[Given records]:
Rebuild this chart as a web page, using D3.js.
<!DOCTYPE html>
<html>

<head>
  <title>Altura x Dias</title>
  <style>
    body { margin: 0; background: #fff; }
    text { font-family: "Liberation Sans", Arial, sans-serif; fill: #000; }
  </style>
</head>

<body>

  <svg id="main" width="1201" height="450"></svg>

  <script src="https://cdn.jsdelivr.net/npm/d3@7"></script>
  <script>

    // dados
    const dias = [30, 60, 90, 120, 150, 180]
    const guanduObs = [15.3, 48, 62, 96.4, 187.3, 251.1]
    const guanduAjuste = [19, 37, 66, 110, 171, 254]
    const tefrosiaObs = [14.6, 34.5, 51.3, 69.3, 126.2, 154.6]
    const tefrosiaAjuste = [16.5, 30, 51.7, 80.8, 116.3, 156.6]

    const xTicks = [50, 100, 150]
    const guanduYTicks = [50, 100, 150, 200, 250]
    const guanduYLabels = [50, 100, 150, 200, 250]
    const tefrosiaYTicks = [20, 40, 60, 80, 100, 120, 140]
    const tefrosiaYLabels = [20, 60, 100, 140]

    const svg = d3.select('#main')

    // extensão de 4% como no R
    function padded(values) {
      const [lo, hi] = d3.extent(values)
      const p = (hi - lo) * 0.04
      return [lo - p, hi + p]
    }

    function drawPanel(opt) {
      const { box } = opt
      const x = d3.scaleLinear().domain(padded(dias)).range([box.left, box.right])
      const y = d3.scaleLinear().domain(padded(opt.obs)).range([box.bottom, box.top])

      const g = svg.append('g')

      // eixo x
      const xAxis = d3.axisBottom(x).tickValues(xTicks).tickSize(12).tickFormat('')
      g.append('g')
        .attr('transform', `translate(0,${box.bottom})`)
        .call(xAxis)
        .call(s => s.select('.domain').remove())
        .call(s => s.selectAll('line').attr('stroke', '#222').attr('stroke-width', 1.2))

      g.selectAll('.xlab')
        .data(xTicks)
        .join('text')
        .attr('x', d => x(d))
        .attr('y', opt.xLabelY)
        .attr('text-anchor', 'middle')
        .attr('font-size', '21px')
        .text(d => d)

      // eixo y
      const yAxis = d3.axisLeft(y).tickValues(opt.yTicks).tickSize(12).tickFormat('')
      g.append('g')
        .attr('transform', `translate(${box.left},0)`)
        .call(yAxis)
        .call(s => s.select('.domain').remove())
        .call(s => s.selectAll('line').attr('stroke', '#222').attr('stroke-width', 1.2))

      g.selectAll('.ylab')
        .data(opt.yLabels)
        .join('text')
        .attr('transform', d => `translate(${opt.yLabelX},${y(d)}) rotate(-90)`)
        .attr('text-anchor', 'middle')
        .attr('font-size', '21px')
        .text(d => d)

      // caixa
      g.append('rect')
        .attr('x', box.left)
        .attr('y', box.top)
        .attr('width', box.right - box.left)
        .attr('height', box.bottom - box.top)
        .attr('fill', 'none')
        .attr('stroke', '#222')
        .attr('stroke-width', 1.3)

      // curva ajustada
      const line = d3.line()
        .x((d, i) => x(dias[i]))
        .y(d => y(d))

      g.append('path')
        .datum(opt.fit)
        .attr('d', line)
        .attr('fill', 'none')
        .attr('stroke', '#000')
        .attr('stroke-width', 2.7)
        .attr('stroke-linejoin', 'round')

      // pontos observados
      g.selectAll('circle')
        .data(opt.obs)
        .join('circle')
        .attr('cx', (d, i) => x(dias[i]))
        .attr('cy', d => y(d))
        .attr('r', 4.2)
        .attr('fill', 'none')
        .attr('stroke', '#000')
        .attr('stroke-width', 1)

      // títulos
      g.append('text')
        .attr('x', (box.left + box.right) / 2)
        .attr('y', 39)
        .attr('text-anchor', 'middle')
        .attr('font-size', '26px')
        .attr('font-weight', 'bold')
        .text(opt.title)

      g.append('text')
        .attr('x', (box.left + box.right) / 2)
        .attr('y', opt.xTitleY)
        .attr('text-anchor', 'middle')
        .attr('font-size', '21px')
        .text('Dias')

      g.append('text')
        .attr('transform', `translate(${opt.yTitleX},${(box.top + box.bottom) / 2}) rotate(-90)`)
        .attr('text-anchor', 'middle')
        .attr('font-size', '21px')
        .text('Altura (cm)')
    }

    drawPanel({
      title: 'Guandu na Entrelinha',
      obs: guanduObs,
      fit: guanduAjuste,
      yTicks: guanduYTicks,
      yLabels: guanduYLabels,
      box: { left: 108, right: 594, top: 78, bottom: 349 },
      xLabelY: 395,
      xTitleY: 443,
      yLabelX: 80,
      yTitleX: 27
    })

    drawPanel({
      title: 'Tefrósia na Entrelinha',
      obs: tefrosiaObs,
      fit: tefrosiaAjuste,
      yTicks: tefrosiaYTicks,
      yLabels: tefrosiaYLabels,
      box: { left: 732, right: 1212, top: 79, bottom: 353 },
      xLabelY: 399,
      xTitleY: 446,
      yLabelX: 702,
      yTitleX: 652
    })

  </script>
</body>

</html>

* * *

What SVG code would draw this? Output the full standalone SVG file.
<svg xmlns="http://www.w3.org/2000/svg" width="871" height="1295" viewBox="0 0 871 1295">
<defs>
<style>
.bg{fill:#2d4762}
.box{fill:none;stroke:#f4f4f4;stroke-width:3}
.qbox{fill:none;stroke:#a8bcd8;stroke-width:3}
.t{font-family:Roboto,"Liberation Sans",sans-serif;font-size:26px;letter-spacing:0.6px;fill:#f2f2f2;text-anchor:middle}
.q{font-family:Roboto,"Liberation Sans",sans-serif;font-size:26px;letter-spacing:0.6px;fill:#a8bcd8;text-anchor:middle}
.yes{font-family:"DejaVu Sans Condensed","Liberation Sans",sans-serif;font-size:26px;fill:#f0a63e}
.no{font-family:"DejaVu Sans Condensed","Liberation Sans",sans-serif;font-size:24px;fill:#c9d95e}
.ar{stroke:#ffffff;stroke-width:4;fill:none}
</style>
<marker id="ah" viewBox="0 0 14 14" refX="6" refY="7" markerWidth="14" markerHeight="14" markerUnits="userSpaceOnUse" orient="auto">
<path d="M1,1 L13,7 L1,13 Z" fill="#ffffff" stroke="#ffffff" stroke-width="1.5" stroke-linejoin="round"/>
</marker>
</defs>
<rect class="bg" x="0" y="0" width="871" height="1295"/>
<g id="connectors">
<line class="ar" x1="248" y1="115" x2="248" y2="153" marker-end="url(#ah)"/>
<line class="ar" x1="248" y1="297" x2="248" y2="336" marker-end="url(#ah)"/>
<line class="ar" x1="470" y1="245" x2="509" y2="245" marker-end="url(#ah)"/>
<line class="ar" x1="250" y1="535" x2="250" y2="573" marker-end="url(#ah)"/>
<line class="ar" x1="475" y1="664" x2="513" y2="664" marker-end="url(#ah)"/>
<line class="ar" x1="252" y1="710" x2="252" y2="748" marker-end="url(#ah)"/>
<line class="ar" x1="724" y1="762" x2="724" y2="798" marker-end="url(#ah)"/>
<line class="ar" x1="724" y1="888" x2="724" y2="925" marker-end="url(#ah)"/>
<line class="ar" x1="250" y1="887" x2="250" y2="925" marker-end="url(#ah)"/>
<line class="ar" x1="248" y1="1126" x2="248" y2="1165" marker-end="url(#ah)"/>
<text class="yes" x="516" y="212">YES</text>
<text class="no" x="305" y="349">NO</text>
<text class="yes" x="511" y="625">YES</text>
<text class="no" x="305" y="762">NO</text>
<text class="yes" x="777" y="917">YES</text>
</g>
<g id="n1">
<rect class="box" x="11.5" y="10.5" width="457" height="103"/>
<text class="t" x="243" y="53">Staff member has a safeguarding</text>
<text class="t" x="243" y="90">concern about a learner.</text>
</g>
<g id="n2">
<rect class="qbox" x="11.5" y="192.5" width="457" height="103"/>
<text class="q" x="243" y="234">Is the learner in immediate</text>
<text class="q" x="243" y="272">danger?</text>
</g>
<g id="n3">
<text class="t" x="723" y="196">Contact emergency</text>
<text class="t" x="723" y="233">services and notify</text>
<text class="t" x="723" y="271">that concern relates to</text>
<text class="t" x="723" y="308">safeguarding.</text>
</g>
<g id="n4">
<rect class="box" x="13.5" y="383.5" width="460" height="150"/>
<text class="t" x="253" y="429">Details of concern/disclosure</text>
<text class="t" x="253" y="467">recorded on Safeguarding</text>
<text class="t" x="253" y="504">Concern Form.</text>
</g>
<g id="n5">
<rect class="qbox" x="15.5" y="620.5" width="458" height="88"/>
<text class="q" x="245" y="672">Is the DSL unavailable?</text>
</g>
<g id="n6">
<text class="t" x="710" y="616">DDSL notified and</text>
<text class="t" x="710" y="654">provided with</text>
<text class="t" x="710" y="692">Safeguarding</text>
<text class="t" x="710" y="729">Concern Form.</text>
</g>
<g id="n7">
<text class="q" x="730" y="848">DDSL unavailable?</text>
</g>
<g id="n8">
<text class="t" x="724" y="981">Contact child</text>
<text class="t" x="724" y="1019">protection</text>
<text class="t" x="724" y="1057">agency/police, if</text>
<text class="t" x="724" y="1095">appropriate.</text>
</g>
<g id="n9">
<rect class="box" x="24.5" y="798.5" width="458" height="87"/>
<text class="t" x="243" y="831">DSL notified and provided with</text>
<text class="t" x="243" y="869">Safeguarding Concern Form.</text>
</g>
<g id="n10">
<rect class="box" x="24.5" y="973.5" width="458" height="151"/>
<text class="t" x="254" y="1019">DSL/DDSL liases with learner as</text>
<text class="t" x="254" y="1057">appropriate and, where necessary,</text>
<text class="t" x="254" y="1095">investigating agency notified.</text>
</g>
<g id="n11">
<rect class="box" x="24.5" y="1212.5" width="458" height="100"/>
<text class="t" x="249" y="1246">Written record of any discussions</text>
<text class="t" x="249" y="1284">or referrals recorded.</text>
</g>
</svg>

[What is asked]: Compute the number of lines above that contain the string "this". Reply with that value only.

[Response]: 2